Frequently Asked Questions
How to speed up the hiring process?
Start with three high-leverage fixes: write a targeted job description that lists only essential skills, reduce interview rounds to eliminate coordination overhead, and set 24-hour internal SLAs for every candidate touchpoint. Automated screening tools that eliminate scheduling bottlenecks deliver the fastest gains.
What is the 30-60-90 rule in interviews?
The 30-60-90 rule is a candidate's plan for what they'll accomplish in their first 30, 60, and 90 days on the job. Interviewers use it to assess strategic thinking and whether the candidate has a realistic grasp of the role.
What is the 80% rule in hiring?
The 80% rule (also called the four-fifths rule) is an EEOC guideline for detecting adverse impact in hiring. If a protected group is selected at less than 80% of the rate of the highest-selected group, it may signal discriminatory screening practices.
What is a good time-to-hire benchmark?
The industry average sits around 44 days, but high-performing teams target 14–21 days for non-executive roles. The right benchmark depends on role complexity, industry, and sourcing maturity. Technical and senior roles naturally take longer, but process improvements can still cut weeks off the timeline.
How does AI help speed up the hiring process?

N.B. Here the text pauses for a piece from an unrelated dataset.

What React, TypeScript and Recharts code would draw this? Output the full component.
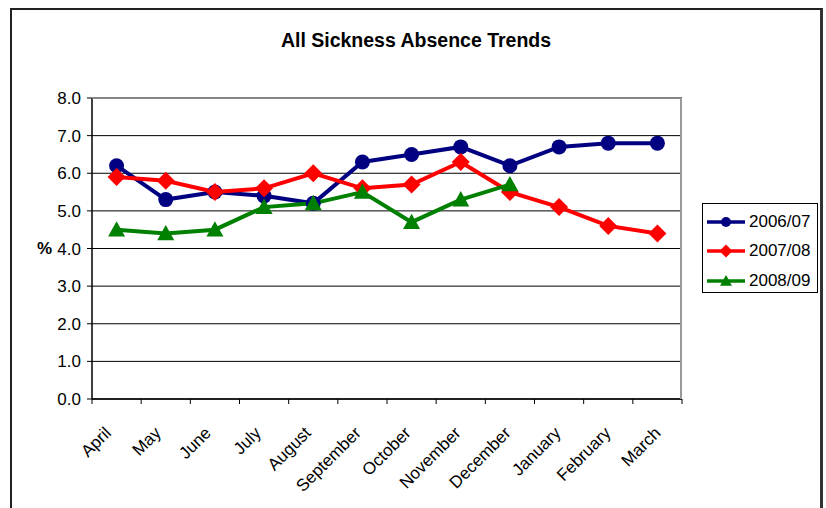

AI tools automate initial screening interviews, score candidates against defined criteria, and surface the best-fit applicants instantly. This eliminates the scheduling and manual review time that typically makes up the largest share of time-to-hire, freeing recruiters to focus only on the most promising candidates.
What causes delays in the hiring process?
The most common culprits are too many interview rounds, slow internal feedback loops, reactive sourcing, and unclear decision-making authority. Left unaddressed, these delays push timelines out long enough for top candidates to accept competing offers.